* _Exercise details_
Starting with the first line of the listing, quote each line exactly until and including the one with "y_ticks = np.arange(-0.1, 0.6001, 0.1)", leaving pictures out.

* _Data section_
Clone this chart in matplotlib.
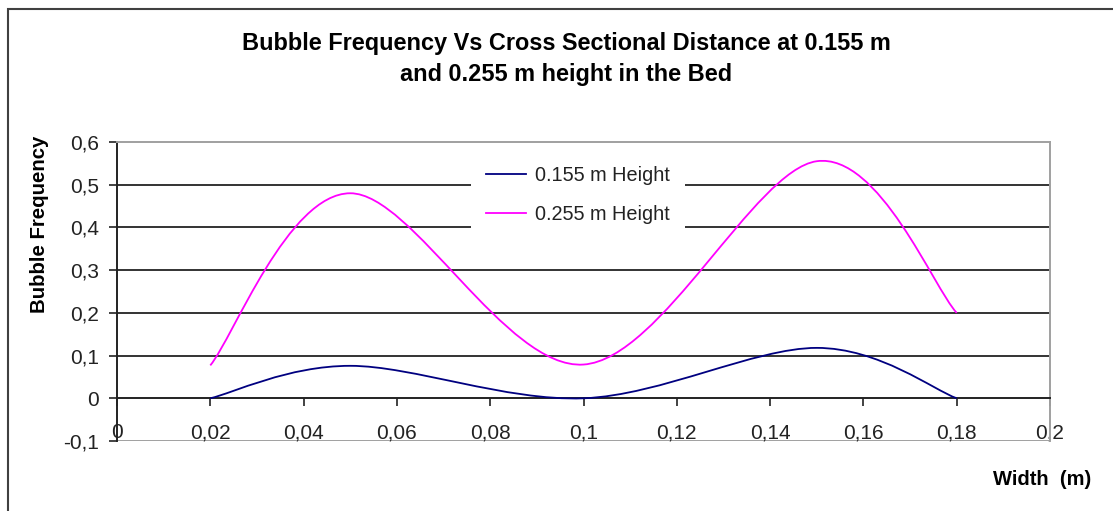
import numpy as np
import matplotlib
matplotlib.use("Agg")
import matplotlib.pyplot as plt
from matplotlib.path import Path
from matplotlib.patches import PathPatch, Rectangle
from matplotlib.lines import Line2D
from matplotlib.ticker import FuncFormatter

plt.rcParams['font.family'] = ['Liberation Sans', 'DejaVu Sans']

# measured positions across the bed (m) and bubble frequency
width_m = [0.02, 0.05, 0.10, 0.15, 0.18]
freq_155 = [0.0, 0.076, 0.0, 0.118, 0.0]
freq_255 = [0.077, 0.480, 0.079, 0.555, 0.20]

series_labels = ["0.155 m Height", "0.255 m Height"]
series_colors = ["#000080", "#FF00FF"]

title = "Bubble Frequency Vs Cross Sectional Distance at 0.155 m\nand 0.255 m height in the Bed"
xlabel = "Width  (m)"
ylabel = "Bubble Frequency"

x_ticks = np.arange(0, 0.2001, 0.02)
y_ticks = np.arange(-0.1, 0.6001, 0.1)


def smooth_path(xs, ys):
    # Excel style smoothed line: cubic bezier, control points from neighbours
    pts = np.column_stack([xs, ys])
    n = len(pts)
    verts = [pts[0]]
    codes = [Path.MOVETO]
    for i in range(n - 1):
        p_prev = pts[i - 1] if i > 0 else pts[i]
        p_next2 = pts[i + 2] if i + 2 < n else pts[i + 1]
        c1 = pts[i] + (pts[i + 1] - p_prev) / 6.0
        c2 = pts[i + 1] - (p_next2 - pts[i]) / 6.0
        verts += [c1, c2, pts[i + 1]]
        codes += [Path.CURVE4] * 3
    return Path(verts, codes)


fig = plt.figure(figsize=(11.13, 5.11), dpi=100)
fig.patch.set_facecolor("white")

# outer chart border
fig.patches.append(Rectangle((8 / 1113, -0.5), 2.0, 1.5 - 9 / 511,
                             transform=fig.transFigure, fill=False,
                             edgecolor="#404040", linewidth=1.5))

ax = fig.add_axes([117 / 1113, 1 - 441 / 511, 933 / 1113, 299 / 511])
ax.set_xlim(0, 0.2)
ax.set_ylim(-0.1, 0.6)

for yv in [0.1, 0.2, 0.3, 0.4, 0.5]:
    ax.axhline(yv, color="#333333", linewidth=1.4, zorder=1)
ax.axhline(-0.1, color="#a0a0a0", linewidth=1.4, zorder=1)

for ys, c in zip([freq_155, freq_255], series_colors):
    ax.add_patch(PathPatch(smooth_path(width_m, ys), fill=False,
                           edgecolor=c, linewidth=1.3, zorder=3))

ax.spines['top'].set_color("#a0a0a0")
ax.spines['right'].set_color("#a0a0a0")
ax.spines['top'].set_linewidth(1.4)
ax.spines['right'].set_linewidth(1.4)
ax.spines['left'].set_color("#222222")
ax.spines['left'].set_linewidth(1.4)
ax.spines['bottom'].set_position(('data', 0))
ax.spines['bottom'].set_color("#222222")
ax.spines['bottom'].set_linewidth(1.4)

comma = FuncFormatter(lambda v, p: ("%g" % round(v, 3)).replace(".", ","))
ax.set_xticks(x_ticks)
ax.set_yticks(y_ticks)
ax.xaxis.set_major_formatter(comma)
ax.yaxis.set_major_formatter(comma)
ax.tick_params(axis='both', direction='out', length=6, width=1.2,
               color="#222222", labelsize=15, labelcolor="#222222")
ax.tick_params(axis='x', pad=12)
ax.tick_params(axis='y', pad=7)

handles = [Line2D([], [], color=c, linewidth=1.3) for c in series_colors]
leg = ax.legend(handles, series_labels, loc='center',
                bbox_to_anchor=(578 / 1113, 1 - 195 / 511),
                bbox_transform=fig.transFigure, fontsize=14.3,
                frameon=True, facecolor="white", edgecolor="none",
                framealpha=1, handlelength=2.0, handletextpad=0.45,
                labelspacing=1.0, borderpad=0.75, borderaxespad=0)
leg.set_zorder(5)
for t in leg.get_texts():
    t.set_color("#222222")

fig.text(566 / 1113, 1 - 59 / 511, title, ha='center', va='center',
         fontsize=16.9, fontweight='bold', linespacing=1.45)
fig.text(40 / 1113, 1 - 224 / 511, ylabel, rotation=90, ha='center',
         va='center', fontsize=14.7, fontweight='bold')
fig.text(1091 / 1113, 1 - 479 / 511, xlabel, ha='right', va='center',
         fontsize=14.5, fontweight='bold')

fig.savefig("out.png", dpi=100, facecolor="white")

* _Worked answer_
Clone this chart in matplotlib.
import numpy as np
import matplotlib
matplotlib.use("Agg")
import matplotlib.pyplot as plt
from matplotlib.path import Path
from matplotlib.patches import PathPatch, Rectangle
from matplotlib.lines import Line2D
from matplotlib.ticker import FuncFormatter

plt.rcParams['font.family'] = ['Liberation Sans', 'DejaVu Sans']

# measured positions across the bed (m) and bubble frequency
width_m = [0.02, 0.05, 0.10, 0.15, 0.18]
freq_155 = [0.0, 0.076, 0.0, 0.118, 0.0]
freq_255 = [0.077, 0.480, 0.079, 0.555, 0.20]

series_labels = ["0.155 m Height", "0.255 m Height"]
series_colors = ["#000080", "#FF00FF"]

title = "Bubble Frequency Vs Cross Sectional Distance at 0.155 m\nand 0.255 m height in the Bed"
xlabel = "Width  (m)"
ylabel = "Bubble Frequency"

x_ticks = np.arange(0, 0.2001, 0.02)
y_ticks = np.arange(-0.1, 0.6001, 0.1)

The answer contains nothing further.